In October 2009, Myrick joined with thee other House members, Paul Broun (R-GA), Trent Franks (R-AZ), and John Shadegg (R-AZ), to call for an investigation of Muslim interns on Capitol Hill. The allegation was that they were part of a radical Islamist conspiracy to infiltrate the House of Representatives, by seeking positions on key national security-related committees.

The source was a book, Muslim Mafia: Inside the Secret Underworld That’s Conspiring to Islamize America, based on a co-writer’s infiltration of the Council on American-Islamic Relations disguised as a recent Muslim convert. (The same author has also referred to President Obama as “our Muslim leader,” and claimed to have personally found Iraqi weapons of mass destruction as an Air Force agent — but the weapons were then stolen from under our noses by the Syrians.)

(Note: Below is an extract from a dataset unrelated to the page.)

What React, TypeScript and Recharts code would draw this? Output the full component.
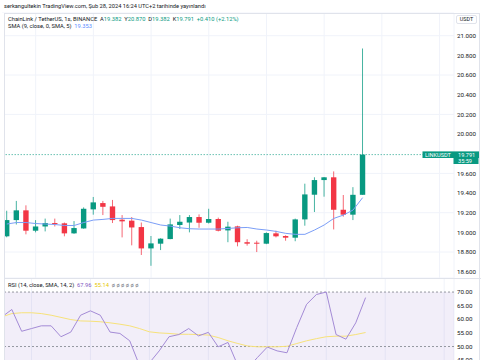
import React from "react";
import {
  ComposedChart,
  Bar,
  Line,
  XAxis,
  YAxis,
  CartesianGrid,
  ReferenceLine,
  ReferenceArea,
} from "recharts";

// LINKUSDT 1s candles
const opens = [
  18.96, 19.125, 19.224, 19.017, 19.06, 19.095, 19.092, 18.99, 19.04, 19.234,
  19.298, 19.264, 19.129, 19.119, 19.054, 18.837, 18.885, 18.932, 19.075, 19.1,
  19.156, 19.098, 19.136, 19.02, 19.061, 18.9, 18.895, 18.885, 18.99, 18.963,
  18.946, 19.132, 19.383, 19.532, 19.56, 19.23, 19.18, 19.382,
];
const highs = [
  19.22, 19.32, 19.275, 19.125, 19.14, 19.14, 19.1, 19.115, 19.254, 19.36,
  19.32, 19.33, 19.176, 19.156, 19.1, 18.963, 18.94, 19.14, 19.176, 19.176,
  19.183, 19.24, 19.15, 19.108, 19.068, 18.93, 18.915, 19.0, 19.017, 18.97,
  19.14, 19.495, 19.56, 19.563, 19.62, 19.38, 19.46, 20.87,
];
const lows = [
  18.95, 19.08, 18.98, 19.0, 19.01, 19.06, 18.96, 18.985, 19.037, 19.18,
  19.176, 19.095, 18.949, 18.868, 18.77, 18.66, 18.82, 18.93, 19.034, 19.0,
  19.047, 19.09, 19.01, 18.9, 18.858, 18.865, 18.8, 18.88, 18.949, 18.915,
  18.91, 19.068, 19.207, 19.363, 19.03, 19.16, 19.125, 19.382,
];
const closes = [
  19.125, 19.224, 19.017, 19.06, 19.095, 19.085, 18.99, 19.044, 19.24, 19.305,
  19.26, 19.125, 19.112, 19.05, 18.837, 18.888, 18.936, 19.081, 19.108, 19.156,
  19.098, 19.136, 19.017, 19.058, 18.9, 18.885, 18.888, 18.993, 18.96, 18.946,
  19.132, 19.386, 19.532, 19.56, 19.23, 19.18, 19.382, 19.791,
];
const smaValues = [
  19.085, 19.1, 19.1, 19.09, 19.085, 19.08, 19.07, 19.07, 19.1, 19.125,
  19.132, 19.142, 19.142, 19.142, 19.125, 19.1, 19.075, 19.064, 19.047, 19.037,
  19.034, 19.034, 19.034, 19.04, 19.047, 19.05, 19.034, 19.024, 19.01, 18.99,
  18.98, 18.98, 19.024, 19.075, 19.142, 19.176, 19.227, 19.353,
];
const rsiValues = [
  60.9, 63.6, 55.6, 56.6, 57.6, 57.6, 53.6, 55.3, 61.5, 63.1,
  61.5, 55.3, 54.8, 52.1, 43.0, 44.0, 48.4, 53.6, 54.4, 56.6,
  53.9, 55.2, 49.9, 51.5, 43.0, 42.0, 46.0, 49.8, 48.4, 47.7,
  57.0, 65.5, 69.1, 70.0, 54.4, 52.7, 58.7, 67.96,
];
const rsiMaValues = [
  60.9, 62.1, 62.4, 62.4, 62.1, 61.5, 60.7, 59.9, 59.4, 59.3,
  59.1, 58.7, 58.2, 57.6, 56.6, 55.4, 55.0, 54.8, 54.5, 54.5,
  54.4, 54.2, 53.3, 52.1, 51.1, 50.2, 49.9, 49.9, 49.9, 50.1,
  51.1, 52.1, 52.9, 53.6, 53.8, 53.8, 54.4, 55.14,
];

// 19.800 sits under the last-price tag, so it is not labelled
const priceTicks = [18.6, 18.8, 19.0, 19.2, 19.4, 19.6, 20.0, 20.2, 20.4, 20.6, 20.8, 21.0];
const rsiTicks = [45, 50, 55, 60, 65, 70];
const timeGridSlots = [3, 9, 15, 21, 27, 33, 39, 45];
const slotCount = 47;
const lastClose = 19.791;

const GREEN = "#089981";
const RED = "#f23645";
const FONT = "Roboto, 'Liberation Sans', sans-serif";

const data = Array.from({ length: slotCount }, (_, i) =>
  i < opens.length
    ? {
        i,
        open: opens[i],
        close: closes[i],
        high: highs[i],
        low: lows[i],
        range: [lows[i], highs[i]],
        sma: smaValues[i],
        rsi: rsiValues[i],
        rsiMa: rsiMaValues[i],
      }
    : { i }
);

function Candle(props: any) {
  const { x, y, width, height, payload } = props;
  if (!payload || payload.open == null) return null;
  const top = Math.min(y, y + height);
  const h = Math.abs(height);
  const ppu = h / (payload.high - payload.low);
  const yo = top + (payload.high - payload.open) * ppu;
  const yc = top + (payload.high - payload.close) * ppu;
  const color = payload.close >= payload.open ? GREEN : RED;
  const cx = x + width / 2;
  return (
    <g>
      <line x1={cx} x2={cx} y1={top} y2={top + h} stroke={color} strokeOpacity={0.75} strokeWidth={1} />
      <rect x={x} y={Math.min(yo, yc)} width={width} height={Math.max(Math.abs(yc - yo), 1)} fill={color} />
    </g>
  );
}

function PriceTag(props: any) {
  const vb = props.viewBox || {};
  const right = vb.x + vb.width;
  const y = vb.y;
  return (
    <g fontFamily={FONT} fontSize={5.6} fill="#fff">
      <rect x={right - 31.5} y={y - 3.2} width={56.5} height={6.6} fill={GREEN} />
      <rect x={right - 0.5} y={y + 3.4} width={25} height={6} fill={GREEN} />
      <text x={right - 29} y={y + 2}>LINKUSDT</text>
      <text x={right + 4} y={y + 2}>19.791</text>
      <text x={right + 4} y={y + 8.2}>35:59</text>
    </g>
  );
}

const tickStyle = { fontSize: 6.2, fill: "#131722", fontFamily: FONT };

export default function App() {
  return (
    <div style={{ position: "absolute", left: 0, top: 0, width: 485, height: 360, overflow: "hidden", background: "#fff", fontFamily: FONT }}>
      <div style={{ position: "absolute", left: 4, top: 3, fontSize: 5.7, color: "#131722", whiteSpace: "nowrap" }}>
        serkangultekin TradingView.com, Şub 28, 2024 16:24 UTC+2 tarihinde yayınlandı
      </div>

      <div style={{ position: "absolute", left: 0, top: 0 }}>
        <ComposedChart width={485} height={278} data={data} margin={{ top: 13, right: 0, bottom: 0, left: 2 }}>
          <CartesianGrid stroke="#f0f3fa" strokeWidth={1} />
          <XAxis dataKey="i" type="category" ticks={timeGridSlots} hide />
          <YAxis
            orientation="right"
            width={31}
            domain={[18.536, 21.231]}
            ticks={priceTicks}
            allowDataOverflow
            axisLine={false}
            tickLine={false}
            tickSize={1}
            tickMargin={2}
            tick={{ ...tickStyle, textAnchor: "start" }}
            tickFormatter={(v: number) => v.toFixed(3)}
          />
          <ReferenceLine y={lastClose} stroke={GREEN} strokeOpacity={0.6} strokeDasharray="1.5 1.5" label={(p: any) => <PriceTag {...p} />} />
          <Bar dataKey="range" barSize={5.4} shape={<Candle />} isAnimationActive={false} />
          <Line dataKey="sma" type="linear" stroke="#7b9ef7" strokeWidth={1} dot={false} isAnimationActive={false} />
        </ComposedChart>
      </div>

      <div style={{ position: "absolute", left: 0, top: 278 }}>
        <ComposedChart width={485} height={123} data={data} margin={{ top: 0, right: 0, bottom: 0, left: 2 }}>
          <CartesianGrid stroke="#f0f3fa" strokeWidth={1} horizontal={false} />
          <XAxis dataKey="i" type="category" ticks={timeGridSlots} hide />
          <YAxis
            orientation="right"
            width={31}
            domain={[30, 75.16]}
            ticks={rsiTicks}
            allowDataOverflow
            axisLine={false}
            tickLine={false}
            tickSize={1}
            tickMargin={2}
            tick={{ ...tickStyle, textAnchor: "start" }}
            tickFormatter={(v: number) => v.toFixed(2)}
          />
          <ReferenceArea y1={30} y2={70} fill="#7e57c2" fillOpacity={0.1} stroke="none" />
          <ReferenceLine y={70} stroke="#9598a1" strokeDasharray="2 2" />
          <ReferenceLine y={50} stroke="#9598a1" strokeDasharray="2 2" />
          <ReferenceLine y={30} stroke="#9598a1" strokeDasharray="2 2" />
          <Line dataKey="rsiMa" type="linear" stroke="#f7e27a" strokeWidth={1} dot={false} isAnimationActive={false} />
          <Line dataKey="rsi" type="linear" stroke="#a48bd6" strokeWidth={1} dot={false} isAnimationActive={false} />
        </ComposedChart>
      </div>

      {/* pane frame */}
      <div style={{ position: "absolute", left: 0, top: 13, width: 4, height: 347, background: "#fff" }} />
      <div style={{ position: "absolute", left: 4, top: 12.5, width: 476, height: 360, border: "1px solid #e0e3eb", boxSizing: "border-box" }} />
      <div style={{ position: "absolute", left: 4, top: 277.5, width: 477, height: 1, background: "#e0e3eb" }} />

      <div style={{ position: "absolute", left: 456, top: 15, width: 21, height: 9, border: "1px solid #e0e3eb", borderRadius: 2, boxSizing: "border-box", fontSize: 5.4, color: "#131722", textAlign: "center", lineHeight: "7px", background: "#fff" }}>
        USDT
      </div>

      <div style={{ position: "absolute", left: 8, top: 15.5, fontSize: 5.75, color: "#131722", whiteSpace: "nowrap" }}>
        ChainLink / TetherUS, 1s, BINANCE&nbsp;&nbsp;A<span style={{ color: GREEN }}>19.382</span>&nbsp;&nbsp;Y<span style={{ color: GREEN }}>20.870</span>&nbsp;&nbsp;D<span style={{ color: GREEN }}>19.382</span>&nbsp;&nbsp;K<span style={{ color: GREEN }}>19.791</span>&nbsp;&nbsp;<span style={{ color: GREEN }}>+0.410 (+2.12%)</span>
      </div>
      <div style={{ position: "absolute", left: 8, top: 23.3, fontSize: 5.75, color: "#131722", whiteSpace: "nowrap" }}>
        SMA (9, close, 0, SMA, 5)&nbsp;&nbsp;<span style={{ color: "#5b8cff" }}>19.353</span>
      </div>
      <div style={{ position: "absolute", left: 8, top: 282.3, fontSize: 5.75, color: "#131722", whiteSpace: "nowrap" }}>
        RSI (14, close, SMA, 14, 2)&nbsp;&nbsp;<span style={{ color: "#7e57c2" }}>67.96</span>&nbsp;&nbsp;<span style={{ color: "#e6c800" }}>55.14</span>&nbsp;&nbsp;<span style={{ color: "#787b86" }}>ø&nbsp;ø&nbsp;ø&nbsp;ø&nbsp;ø&nbsp;ø</span>
      </div>
    </div>
  );
}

Myrick wrote the foreword for the book, which was published by World Net Daily — the right-wing news site best known for being the chief organ for “Birther” conspiracy theories opposing President Obama’s eligibility to hold office.

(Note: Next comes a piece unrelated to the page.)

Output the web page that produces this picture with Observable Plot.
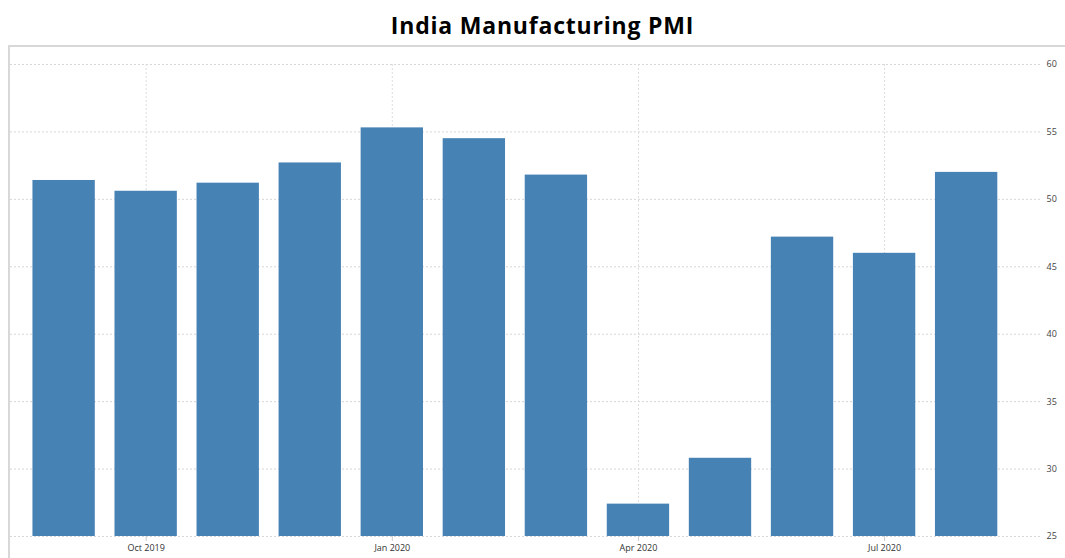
<!DOCTYPE html>
<html>
<head>
<meta charset="utf-8">
<script src="https://cdn.jsdelivr.net/npm/d3@7"></script>
<script src="https://cdn.jsdelivr.net/npm/@observablehq/plot@0.6"></script>
<style>
  html, body { margin: 0; padding: 0; background: #fff; width: 1065px; height: 558px; overflow: hidden; }
  #title { height: 45px; box-sizing: border-box; padding-top: 13px; padding-left: 20px; text-align: center;
           font-family: "Open Sans", Lato, sans-serif; font-weight: 700; font-size: 23px; line-height: 24px; letter-spacing: 0.8px; color: #000; }
  #frame { margin-left: 8px; border-top: 2px solid #d8d8d8; border-left: 2px solid #d8d8d8; height: 511px; }
  #frame svg { display: block; }
</style>
</head>
<body>
<div id="title">India Manufacturing PMI</div>
<div id="frame"></div>
<script>
const months = ["Sep 2019","Oct 2019","Nov 2019","Dec 2019","Jan 2020","Feb 2020","Mar 2020","Apr 2020","May 2020","Jun 2020","Jul 2020","Aug 2020"];
const pmi = [51.4, 50.6, 51.2, 52.7, 55.3, 54.5, 51.8, 27.4, 30.8, 47.2, 46.0, 52.0];
const xTicks = ["Oct 2019","Jan 2020","Apr 2020","Jul 2020"];
const yTicks = [25, 30, 35, 40, 45, 50, 55, 60];
const yBase = 25;

const data = months.map((m, i) => ({month: m, value: pmi[i]}));

const chart = Plot.plot({
  width: 1055,
  height: 511,
  marginLeft: 0,
  marginRight: 25,
  marginTop: 17,
  marginBottom: 22,
  style: {fontFamily: "'Open Sans', sans-serif", fontSize: "9px", color: "#333", background: "#fff"},
  x: {domain: months, range: [2.75, 1007], padding: 0.24, round: false},
  y: {domain: [yTicks[0], yTicks[yTicks.length - 1]]},
  marks: [
    Plot.gridY(yTicks, {stroke: "#d6d6d6", strokeOpacity: 1, strokeDasharray: "2,2"}),
    Plot.gridX(xTicks, {stroke: "#dcdcdc", strokeOpacity: 1, strokeDasharray: "2,2"}),
    Plot.barY(data, {x: "month", y1: yBase, y2: "value", fill: "#4682b4"}),
    Plot.axisY(yTicks, {anchor: "right", tickSize: 0, tickPadding: 6, textAnchor: "start", label: null, fill: "#444"}),
    Plot.axisX(xTicks, {anchor: "bottom", tickSize: 5, tickPadding: 3, label: null, stroke: "#ccc", fill: "#333"})
  ]
});
document.getElementById("frame").appendChild(chart);
</script>
</body>
</html>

Myrick also alleged that CAIR’s advocacy work on Capitol Hill amounted to lobbying, and called for the IRS to probe the group’s non-profit status.

A week later, Myrick and her compatriots officially filed a request with the House Seargent-At-Arms, from which no action was taken.

In January 2010, she launched a video series on YouTube, to discuss these security threats. “There is a lot of radicalization on the Internet today; there is radicalization in the mosques; there are people who have been indoctrinated into the same line of thinking that are now in positions in our government,” Myrick says in the “Beyond Terrorism” episode. “All of this is tied together. And we want to bring this to you over a period of time, so you can be educated.”

Then in March 2010, she continued to defend her comments from 2003, about the people who run convenience stores. “I wasn’t off the wall,” she said. “It may have come across that way, but you have to put it in context.”

(The context, she said, was a case in which a group of North Carolina-based men smuggled cigarettes and funneled the profits to the Lebanese group Hezbollah.)

And in June and July of 2010, she capped it off by warning of the ultimate foreign threat: Middle Eastern agents of Hezbollah joining Latino gangs, and sneaking across our southern border disguised as immigrants

“It really bothers me because here we are with a porous border, not really paying attention to who is coming over, what’s happening with Iran and Hugo Chavez and Venezuela,” Myrick said on Fox News. “We know that there are people going to Venezuela learning Spanish and then coming up through Mexico with fake documents trying to cross the border. If they’re stopped they say, ‘Well, I’m Mexican’ or Spanish.”

Myrick also added that a “border agent who really knows the difference in their language can tell that they aren’t Mexican. And so it’s very difficult if the agents aren’t really trained in linguistics to know that and they get across.”